SMM, which had mines in Zvishavane and Mashava, ground to a halt in 2008, three years after the government seized them from Mutumwa Mawere, under a controversial “reconstruction” law that allowed the state to take over assets of businesses deemed to be insolvent and incapable of servicing loans and charges owed to state institutions and agencies.

Turnall technical director Francis Chigwedere said his company was now importing fibre used in the production of pressure pipes from Brazil and Russia.

Shabanie-and-Mashaba-Mines-(SMM)
Shabanie-and-Mashaba-Mines-(SMM)

“We’re spending about $8 million a year to import the fibre that we require in the production of pressure pipes and roofing sheets.
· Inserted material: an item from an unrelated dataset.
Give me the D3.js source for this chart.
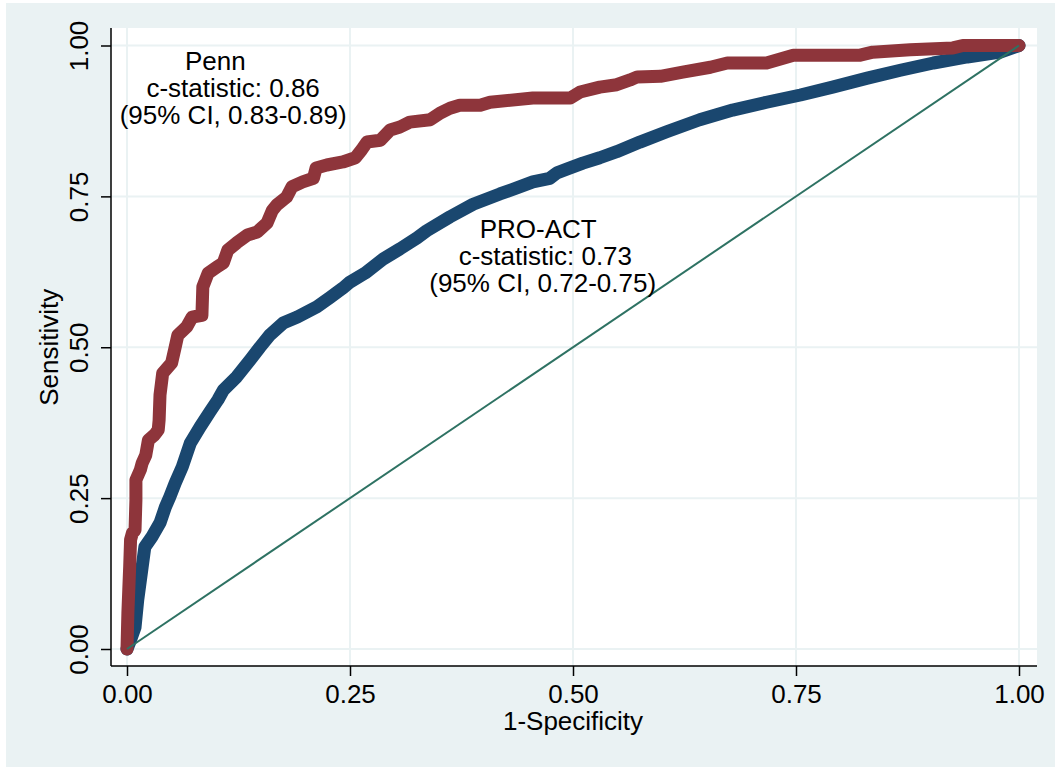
<!DOCTYPE html>
<html>
<head>
<meta charset="utf-8">
<script src="https://cdn.jsdelivr.net/npm/d3@7"></script>
<style>
  html, body { margin: 0; padding: 0; background: #ffffff; }
  svg { display: block; }
  text { font-family: "Liberation Sans", Arial, Helvetica, sans-serif; fill: #000; }
</style>
</head>
<body>
<svg id="chart" width="1055" height="767"></svg>
<script>
// ---------- data ----------
const tickValues = [0, 0.25, 0.5, 0.75, 1];
const tickLabels = ["0.00", "0.25", "0.50", "0.75", "1.00"];
const xTitle = "1-Specificity";
const yTitle = "Sensitivity";

// Penn model ROC: [1-specificity, sensitivity]
const pennFpr = [0, 0.001, 0.002, 0.003, 0.004, 0.006, 0.009, 0.010, 0.010, 0.015, 0.017, 0.021, 0.024, 0.031, 0.035, 0.036, 0.037, 0.040, 0.050, 0.054, 0.057, 0.067, 0.073, 0.084, 0.085, 0.091, 0.101, 0.108, 0.113, 0.123, 0.135, 0.146, 0.157, 0.163, 0.168, 0.179, 0.185, 0.197, 0.209, 0.212, 0.224, 0.242, 0.256, 0.263, 0.269, 0.284, 0.295, 0.306, 0.317, 0.340, 0.351, 0.362, 0.373, 0.396, 0.407, 0.455, 0.497, 0.508, 0.530, 0.549, 0.564, 0.572, 0.598, 0.623, 0.654, 0.673, 0.717, 0.747, 0.822, 0.836, 0.878, 0.926, 0.937, 1];
const pennTpr = [0, 0.060, 0.098, 0.136, 0.181, 0.192, 0.197, 0.247, 0.280, 0.297, 0.308, 0.321, 0.346, 0.355, 0.363, 0.379, 0.421, 0.457, 0.474, 0.500, 0.520, 0.534, 0.550, 0.553, 0.600, 0.623, 0.633, 0.640, 0.661, 0.673, 0.686, 0.691, 0.706, 0.727, 0.736, 0.749, 0.766, 0.774, 0.780, 0.797, 0.802, 0.807, 0.814, 0.827, 0.840, 0.843, 0.860, 0.865, 0.873, 0.877, 0.888, 0.896, 0.901, 0.901, 0.906, 0.913, 0.913, 0.923, 0.931, 0.935, 0.943, 0.948, 0.949, 0.956, 0.964, 0.971, 0.971, 0.984, 0.984, 0.989, 0.993, 0.996, 1, 1];

// PRO-ACT model ROC
const proFpr = [0, 0.004, 0.009, 0.012, 0.017, 0.020, 0.028, 0.037, 0.043, 0.048, 0.054, 0.062, 0.071, 0.082, 0.093, 0.102, 0.108, 0.123, 0.138, 0.149, 0.160, 0.175, 0.191, 0.213, 0.228, 0.242, 0.250, 0.267, 0.287, 0.306, 0.325, 0.336, 0.362, 0.388, 0.418, 0.437, 0.455, 0.474, 0.482, 0.493, 0.511, 0.530, 0.549, 0.575, 0.605, 0.642, 0.679, 0.717, 0.755, 0.791, 0.830, 0.867, 0.904, 0.942, 0.979, 1];
const proTpr = [0, 0.015, 0.036, 0.081, 0.136, 0.169, 0.186, 0.209, 0.235, 0.252, 0.275, 0.302, 0.341, 0.368, 0.393, 0.413, 0.429, 0.451, 0.479, 0.500, 0.520, 0.540, 0.550, 0.567, 0.583, 0.598, 0.608, 0.623, 0.646, 0.663, 0.681, 0.693, 0.716, 0.737, 0.754, 0.764, 0.774, 0.780, 0.789, 0.795, 0.805, 0.814, 0.824, 0.840, 0.857, 0.877, 0.893, 0.906, 0.918, 0.931, 0.946, 0.959, 0.971, 0.981, 0.989, 1];

const refLine = [[0, 0], [1, 1]];

// annotations: [x, y(data), text]
const pennLabels = ["Penn", "c-statistic: 0.86", "(95% CI, 0.83-0.89)"];
const pennLabelX = [0.099, 0.119, 0.119];
const pennLabelY = [0.959, 0.914, 0.870];
const proLabels = ["PRO-ACT", "c-statistic: 0.73", "(95% CI, 0.72-0.75)"];
const proLabelX = [0.461, 0.469, 0.466];
const proLabelY = [0.681, 0.637, 0.592];

// ---------- layout ----------
const svg = d3.select("#chart");
const W = 1055, H = 767;
const plot = { left: 111, right: 1037, top: 28, bottom: 666 };
const x = d3.scaleLinear().domain([0, 1]).range([127, 1019]);
const y = d3.scaleLinear().domain([0, 1]).range([649, 45.5]);
const FS = 26;

// outer background
svg.append("rect").attr("x", 0).attr("y", 0).attr("width", W).attr("height", H).attr("fill", "#ffffff");
svg.append("rect").attr("x", 6).attr("y", 3).attr("width", W - 6).attr("height", H - 3).attr("fill", "#eaf2f3");
// plot region
svg.append("rect").attr("x", plot.left).attr("y", plot.top)
  .attr("width", plot.right - plot.left).attr("height", plot.bottom - plot.top).attr("fill", "#ffffff");

// gridlines
const grid = svg.append("g");
grid.selectAll("line.h").data(tickValues).enter().append("line")
  .attr("x1", plot.left).attr("x2", plot.right)
  .attr("y1", d => y(d)).attr("y2", d => y(d))
  .attr("stroke", "#eaf2f3").attr("stroke-width", 2);
grid.selectAll("line.v").data(tickValues).enter().append("line")
  .attr("y1", plot.top).attr("y2", plot.bottom)
  .attr("x1", d => x(d)).attr("x2", d => x(d))
  .attr("stroke", "#eaf2f3").attr("stroke-width", 2);

// curves
const line = d3.line().x(d => x(d[0])).y(d => y(d[1]));
const proPts = proFpr.map((v, i) => [v, proTpr[i]]);
const pennPts = pennFpr.map((v, i) => [v, pennTpr[i]]);

svg.append("path").datum(proPts).attr("d", line)
  .attr("fill", "none").attr("stroke", "#1a476f").attr("stroke-width", 13)
  .attr("stroke-linejoin", "round").attr("stroke-linecap", "round");
svg.append("path").datum(pennPts).attr("d", line)
  .attr("fill", "none").attr("stroke", "#8e353b").attr("stroke-width", 13)
  .attr("stroke-linejoin", "round").attr("stroke-linecap", "round");
svg.append("path").datum(refLine).attr("d", line)
  .attr("fill", "none").attr("stroke", "#2e7263").attr("stroke-width", 2);

// axes
const xAxis = d3.axisBottom(x).tickValues(tickValues).tickFormat((d, i) => tickLabels[i]).tickSize(10).tickSizeOuter(0);
const gx = svg.append("g").attr("transform", `translate(0,${plot.bottom})`).call(xAxis);
gx.select(".domain").attr("d", `M${plot.left},0H${plot.right}`).attr("stroke", "#000").attr("stroke-width", 1.5);
gx.selectAll(".tick line").attr("stroke", "#000").attr("stroke-width", 1.5);
gx.selectAll(".tick text").attr("font-size", FS).attr("font-family", null).attr("fill", "#000")
  .attr("dy", null).attr("y", 37);

const yAxis = d3.axisLeft(y).tickValues(tickValues).tickFormat((d, i) => tickLabels[i]).tickSize(10).tickSizeOuter(0);
const gy = svg.append("g").attr("transform", `translate(${plot.left},0)`).call(yAxis);
gy.select(".domain").attr("d", `M0,${plot.top}V${plot.bottom}`).attr("stroke", "#000").attr("stroke-width", 1.5);
gy.selectAll(".tick line").attr("stroke", "#000").attr("stroke-width", 1.5);
gy.selectAll(".tick text").attr("font-size", FS).attr("font-family", null).attr("fill", "#000")
  .attr("x", null).attr("dy", null)
  .attr("text-anchor", "middle")
  .attr("transform", "translate(-23,0) rotate(-90)");

// axis titles
svg.append("text").attr("x", x(0.5)).attr("y", 730).attr("text-anchor", "middle")
  .attr("font-size", FS).text(xTitle);
svg.append("text").attr("transform", `translate(58,${y(0.5)}) rotate(-90)`).attr("text-anchor", "middle")
  .attr("font-size", FS).text(yTitle);

// annotations
svg.append("g").selectAll("text").data(pennLabels).enter().append("text")
  .attr("x", (d, i) => x(pennLabelX[i])).attr("y", (d, i) => y(pennLabelY[i]))
  .attr("text-anchor", "middle").attr("font-size", FS).text(d => d);
svg.append("g").selectAll("text").data(proLabels).enter().append("text")
  .attr("x", (d, i) => x(proLabelX[i])).attr("y", (d, i) => y(proLabelY[i]))
  .attr("text-anchor", "middle").attr("font-size", FS).text(d => d);
</script>
</body>
</html>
We used to get the raw material from Shabanie and Mashaba mines at relatively low price before they closed few years ago,” he said.

He said the pipe plant at the Bulawayo factory that was closed a year ago due to depressed demand on the local market was reopened at the beginning of this month after securing $2 million worth of projects with a national significance.

Currently, Turnall is supplying pipes to projects such as the Harare Water Maintenance project, Nkayi Rural District Council, Masvingo Trunk Sewer project and the Victoria Falls Pipeline project.

As a result of the reopening of the pipe plant, 200 more jobs have been added at the Bulawayo factory, which now employs 400 workers, he said.

The factory’s capacity utilisation has also improved from 40% before the resumption of production at the plant to 55%.

Chigwedere said the company had not been spared from the working capital constraints facing other companies in the country.

“We’re also struggling just like any other company. We are engaging financial institutions to see whether we can get cheap loans. Due to working capital constraints, we have also changed from a credit model to cash model so that we get the cash instantly as we sell our products,” he said.